>>>>

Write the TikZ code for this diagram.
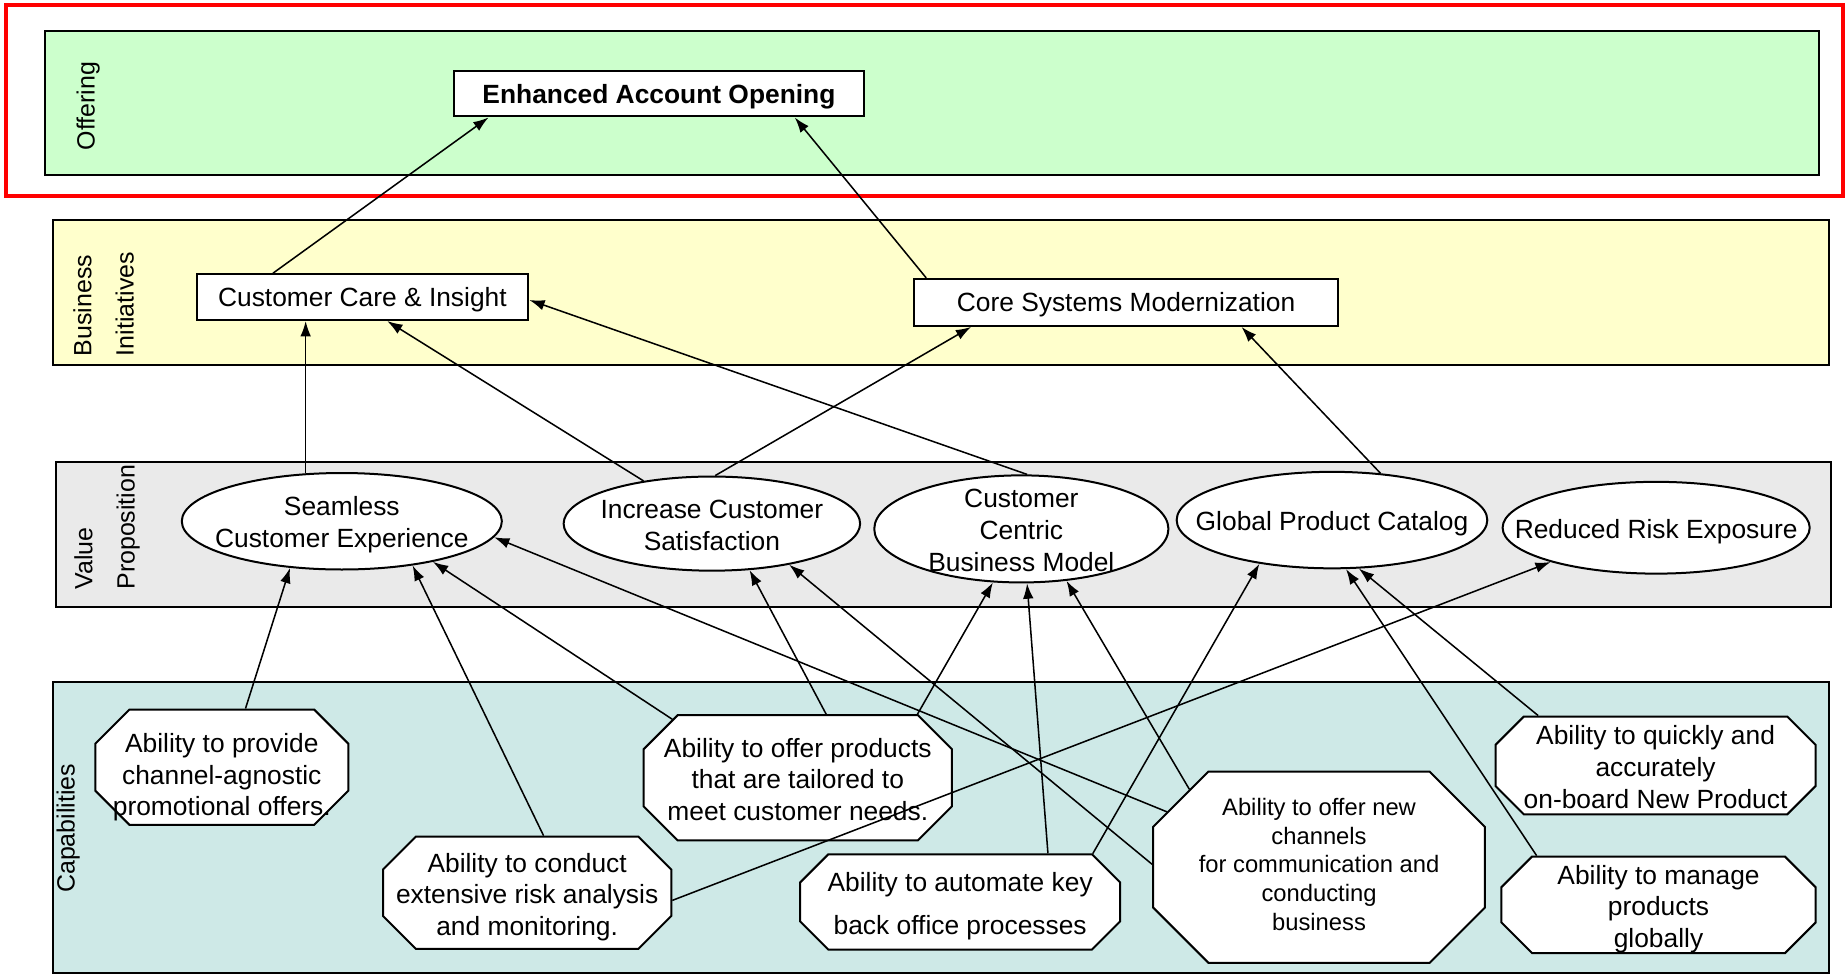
\documentclass[tikz,border=0pt]{standalone}
\usepackage{fontspec}
\setmainfont{Liberation Sans}
\usepackage{tikz}
\usetikzlibrary{arrows.meta}
\usetikzlibrary{shapes.geometric}
\usetikzlibrary{shapes.misc}
\definecolor{offergreen}{RGB}{204,255,204}
\definecolor{inityellow}{RGB}{255,255,204}
\definecolor{propgray}{RGB}{234,234,234}
\definecolor{capteal}{RGB}{206,233,231}
\newcommand{\boxfont}{\fontsize{11.2}{13.5}\selectfont}
\newcommand{\smallboxfont}{\fontsize{10.1}{12.2}\selectfont}
\newcommand{\lanefont}{\fontsize{10.6}{18}\selectfont}
% text that does not make its shape grow
\newcommand{\fitin}[2][4.5pt]{\makebox[0pt]{\raisebox{-#1}[0pt][0pt]{\begin{tabular}{@{}c@{}}#2\end{tabular}}}}
\newcommand{\capfit}[2][2pt]{\makebox[0pt]{\raisebox{-#1}[\height][\depth]{\begin{tabular}{@{}c@{}}#2\end{tabular}}}}

\begin{document}
\begin{tikzpicture}[x=0.5pt, y=-0.5pt,
    lane/.style={draw, line width=0.85pt},
    lanelabel/.style={rotate=90, align=left, inner sep=0pt, font=\lanefont},
    initiative/.style={draw, fill=white, rectangle, inner sep=0pt, text depth=0pt, line width=0.85pt, font=\boxfont},
    valueprop/.style={draw, fill=white, ellipse, inner sep=0pt, line width=0.85pt, font=\boxfont},
    capability/.style={draw, fill=white, chamfered rectangle, inner sep=0pt, line width=0.85pt, font=\boxfont},
    link/.style={-{Latex[length=6.5pt, width=4.5pt]}, line width=0.65pt},
  ]
  \useasboundingbox (0,0) rectangle (1568,828);

  % lanes
  \draw [lane, fill=offergreen] (38,26) rectangle (1546,149);
  \draw [lane, fill=inityellow] (45,187) rectangle (1554,310);
  \draw [lane, fill=propgray] (48,393) rectangle (1556,516);
  \draw [lane, fill=capteal] (45,580) rectangle (1554,827);
  \draw [red, line width=1.7pt] (5,4) rectangle (1566,166.5);

  \node [lanelabel] (offerlbl) at (75,90) {Offering};
  \node [lanelabel, anchor=west] (initlbl) at (88,303) {Business\\Initiatives};
  \node [lanelabel, anchor=west] (proplbl) at (91,501.5) {Value\\Proposition};
  \node [lanelabel] (caplbl) at (58,704) {Capabilities};

  % offering and initiatives
  \node [initiative, minimum width=174pt, minimum height=19.5pt, font=\boxfont\bfseries] (eao) at (560,79.5) {Enhanced Account Opening};
  \node [initiative, minimum width=141pt, minimum height=19.5pt] (cci) at (308,252.5) {Customer Care \& Insight};
  \node [initiative, minimum width=180pt, minimum height=20pt] (csm) at (957,257) {Core Systems Modernization};

  % value proposition
  \node [valueprop, minimum width=136pt, minimum height=41pt] (sce) at (290.5,443) {\fitin{Seamless\\Customer Experience}};
  \node [valueprop, minimum width=126pt, minimum height=40pt] (ics) at (605,445) {\fitin{Increase Customer\\Satisfaction}};
  \node [valueprop, minimum width=125pt, minimum height=45.5pt] (ccbm) at (868,449.5) {\fitin{Customer\\Centric\\Business Model}};
  \node [valueprop, minimum width=132pt, minimum height=41pt] (gpc) at (1132,442) {\fitin{Global Product Catalog}};
  \node [valueprop, minimum width=130.5pt, minimum height=39pt] (rre) at (1407.5,448.5) {\fitin{Reduced Risk Exposure}};

  % capabilities
  \node [capability, minimum width=107.5pt, minimum height=49pt, chamfered rectangle xsep=14.5pt, chamfered rectangle ysep=14.5pt] (promo) at (188.5,652) {\capfit[4.5pt]{Ability to provide\\channel-agnostic\\promotional offers.}};
  \node [capability, minimum width=122.5pt, minimum height=47.75pt, chamfered rectangle xsep=14pt, chamfered rectangle ysep=14pt] (risk) at (448,758.75) {\capfit{Ability to conduct\\extensive risk analysis\\and monitoring.}};
  \node [capability, minimum width=131pt, minimum height=53.25pt, chamfered rectangle xsep=14.5pt, chamfered rectangle ysep=14pt] (tailor) at (678,661) {\capfit{Ability to offer products\\that are tailored to\\meet customer needs.}};
  \node [capability, minimum width=136pt, minimum height=40.5pt, chamfered rectangle xsep=12pt, chamfered rectangle ysep=12pt] (automate) at (816,766.5) {\capfit{Ability to automate key\\[5pt]back office processes}};
  \node [capability, minimum width=141pt, minimum height=81.25pt, chamfered rectangle xsep=23.5pt, chamfered rectangle ysep=24pt, font=\smallboxfont] (channels) at (1121,737) {\capfit[0pt]{Ability to offer new\\channels\\for communication and\\conducting\\business}};
  \node [capability, minimum width=136pt, minimum height=41.5pt, chamfered rectangle xsep=12pt, chamfered rectangle ysep=11.5pt] (quick) at (1407,650.5) {\capfit{Ability to quickly and\\accurately\\on-board New Product}};
  \node [capability, minimum width=133.5pt, minimum height=41pt, chamfered rectangle xsep=13pt, chamfered rectangle ysep=12.5pt] (manage) at (1409.5,769) {\capfit{Ability to manage\\products\\globally}};

  % to the offering
  \draw [link] (cci.165) -- (eao.188.3);
  \draw [link] (csm.173) -- (eao.-10);
  % to the initiatives
  \draw [link] (sce.127) -- (sce.127 |- cci.south);
  \draw [link] (ics.148) -- (cci.-44);
  \draw [link] (ccbm.84) -- (cci.-1);
  \draw [link] (ics.86) -- (csm.189);
  \draw [link] (gpc.44) -- (csm.-12);
  % to the value propositions
  \draw [link] (promo.68) -- (sce.222);
  \draw [link] (risk.74) -- (sce.-32);
  \draw [link] (tailor.155) -- (sce.-24);
  \draw [link] (tailor.66) -- (ics.-51);
  \draw [link] (tailor.28) -- (ccbm.242);
  \draw [link] (risk.-3) -- (rre.198);
  \draw [link] (automate.29) -- (ccbm.-84);
  \draw [link] (automate.20) -- (gpc.211);
  \draw [link] (channels.160) -- (sce.-6);
  \draw [link] (channels.179) -- (ics.-28);
  \draw [link] (channels.149) -- (ccbm.-49);
  \draw [link] (quick.157) -- (gpc.-61);
  \draw [link] (manage.158) -- (gpc.-74);
\end{tikzpicture}
\end{document}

<<<<

• WHAT NEEDS TO BE DONE: Without the pictures, transcribe the listing above exactly.

• REPLY TO THE TASK:
Write the TikZ code for this diagram.
\documentclass[tikz,border=0pt]{standalone}
\usepackage{fontspec}
\setmainfont{Liberation Sans}
\usepackage{tikz}
\usetikzlibrary{arrows.meta}
\usetikzlibrary{shapes.geometric}
\usetikzlibrary{shapes.misc}
\definecolor{offergreen}{RGB}{204,255,204}
\definecolor{inityellow}{RGB}{255,255,204}
\definecolor{propgray}{RGB}{234,234,234}
\definecolor{capteal}{RGB}{206,233,231}
\newcommand{\boxfont}{\fontsize{11.2}{13.5}\selectfont}
\newcommand{\smallboxfont}{\fontsize{10.1}{12.2}\selectfont}
\newcommand{\lanefont}{\fontsize{10.6}{18}\selectfont}
% text that does not make its shape grow
\newcommand{\fitin}[2][4.5pt]{\makebox[0pt]{\raisebox{-#1}[0pt][0pt]{\begin{tabular}{@{}c@{}}#2\end{tabular}}}}
\newcommand{\capfit}[2][2pt]{\makebox[0pt]{\raisebox{-#1}[\height][\depth]{\begin{tabular}{@{}c@{}}#2\end{tabular}}}}

\begin{document}
\begin{tikzpicture}[x=0.5pt, y=-0.5pt,
    lane/.style={draw, line width=0.85pt},
    lanelabel/.style={rotate=90, align=left, inner sep=0pt, font=\lanefont},
    initiative/.style={draw, fill=white, rectangle, inner sep=0pt, text depth=0pt, line width=0.85pt, font=\boxfont},
    valueprop/.style={draw, fill=white, ellipse, inner sep=0pt, line width=0.85pt, font=\boxfont},
    capability/.style={draw, fill=white, chamfered rectangle, inner sep=0pt, line width=0.85pt, font=\boxfont},
    link/.style={-{Latex[length=6.5pt, width=4.5pt]}, line width=0.65pt},
  ]
  \useasboundingbox (0,0) rectangle (1568,828);

  % lanes
  \draw [lane, fill=offergreen] (38,26) rectangle (1546,149);
  \draw [lane, fill=inityellow] (45,187) rectangle (1554,310);
  \draw [lane, fill=propgray] (48,393) rectangle (1556,516);
  \draw [lane, fill=capteal] (45,580) rectangle (1554,827);
  \draw [red, line width=1.7pt] (5,4) rectangle (1566,166.5);

  \node [lanelabel] (offerlbl) at (75,90) {Offering};
  \node [lanelabel, anchor=west] (initlbl) at (88,303) {Business\\Initiatives};
  \node [lanelabel, anchor=west] (proplbl) at (91,501.5) {Value\\Proposition};
  \node [lanelabel] (caplbl) at (58,704) {Capabilities};

  % offering and initiatives
  \node [initiative, minimum width=174pt, minimum height=19.5pt, font=\boxfont\bfseries] (eao) at (560,79.5) {Enhanced Account Opening};
  \node [initiative, minimum width=141pt, minimum height=19.5pt] (cci) at (308,252.5) {Customer Care \& Insight};
  \node [initiative, minimum width=180pt, minimum height=20pt] (csm) at (957,257) {Core Systems Modernization};

  % value proposition
  \node [valueprop, minimum width=136pt, minimum height=41pt] (sce) at (290.5,443) {\fitin{Seamless\\Customer Experience}};
  \node [valueprop, minimum width=126pt, minimum height=40pt] (ics) at (605,445) {\fitin{Increase Customer\\Satisfaction}};
  \node [valueprop, minimum width=125pt, minimum height=45.5pt] (ccbm) at (868,449.5) {\fitin{Customer\\Centric\\Business Model}};
  \node [valueprop, minimum width=132pt, minimum height=41pt] (gpc) at (1132,442) {\fitin{Global Product Catalog}};
  \node [valueprop, minimum width=130.5pt, minimum height=39pt] (rre) at (1407.5,448.5) {\fitin{Reduced Risk Exposure}};

  % capabilities
  \node [capability, minimum width=107.5pt, minimum height=49pt, chamfered rectangle xsep=14.5pt, chamfered rectangle ysep=14.5pt] (promo) at (188.5,652) {\capfit[4.5pt]{Ability to provide\\channel-agnostic\\promotional offers.}};
  \node [capability, minimum width=122.5pt, minimum height=47.75pt, chamfered rectangle xsep=14pt, chamfered rectangle ysep=14pt] (risk) at (448,758.75) {\capfit{Ability to conduct\\extensive risk analysis\\and monitoring.}};
  \node [capability, minimum width=131pt, minimum height=53.25pt, chamfered rectangle xsep=14.5pt, chamfered rectangle ysep=14pt] (tailor) at (678,661) {\capfit{Ability to offer products\\that are tailored to\\meet customer needs.}};
  \node [capability, minimum width=136pt, minimum height=40.5pt, chamfered rectangle xsep=12pt, chamfered rectangle ysep=12pt] (automate) at (816,766.5) {\capfit{Ability to automate key\\[5pt]back office processes}};
  \node [capability, minimum width=141pt, minimum height=81.25pt, chamfered rectangle xsep=23.5pt, chamfered rectangle ysep=24pt, font=\smallboxfont] (channels) at (1121,737) {\capfit[0pt]{Ability to offer new\\channels\\for communication and\\conducting\\business}};
  \node [capability, minimum width=136pt, minimum height=41.5pt, chamfered rectangle xsep=12pt, chamfered rectangle ysep=11.5pt] (quick) at (1407,650.5) {\capfit{Ability to quickly and\\accurately\\on-board New Product}};
  \node [capability, minimum width=133.5pt, minimum height=41pt, chamfered rectangle xsep=13pt, chamfered rectangle ysep=12.5pt] (manage) at (1409.5,769) {\capfit{Ability to manage\\products\\globally}};

  % to the offering
  \draw [link] (cci.165) -- (eao.188.3);
  \draw [link] (csm.173) -- (eao.-10);
  % to the initiatives
  \draw [link] (sce.127) -- (sce.127 |- cci.south);
  \draw [link] (ics.148) -- (cci.-44);
  \draw [link] (ccbm.84) -- (cci.-1);
  \draw [link] (ics.86) -- (csm.189);
  \draw [link] (gpc.44) -- (csm.-12);
  % to the value propositions
  \draw [link] (promo.68) -- (sce.222);
  \draw [link] (risk.74) -- (sce.-32);
  \draw [link] (tailor.155) -- (sce.-24);
  \draw [link] (tailor.66) -- (ics.-51);
  \draw [link] (tailor.28) -- (ccbm.242);
  \draw [link] (risk.-3) -- (rre.198);
  \draw [link] (automate.29) -- (ccbm.-84);
  \draw [link] (automate.20) -- (gpc.211);
  \draw [link] (channels.160) -- (sce.-6);
  \draw [link] (channels.179) -- (ics.-28);
  \draw [link] (channels.149) -- (ccbm.-49);
  \draw [link] (quick.157) -- (gpc.-61);
  \draw [link] (manage.158) -- (gpc.-74);
\end{tikzpicture}
\end{document}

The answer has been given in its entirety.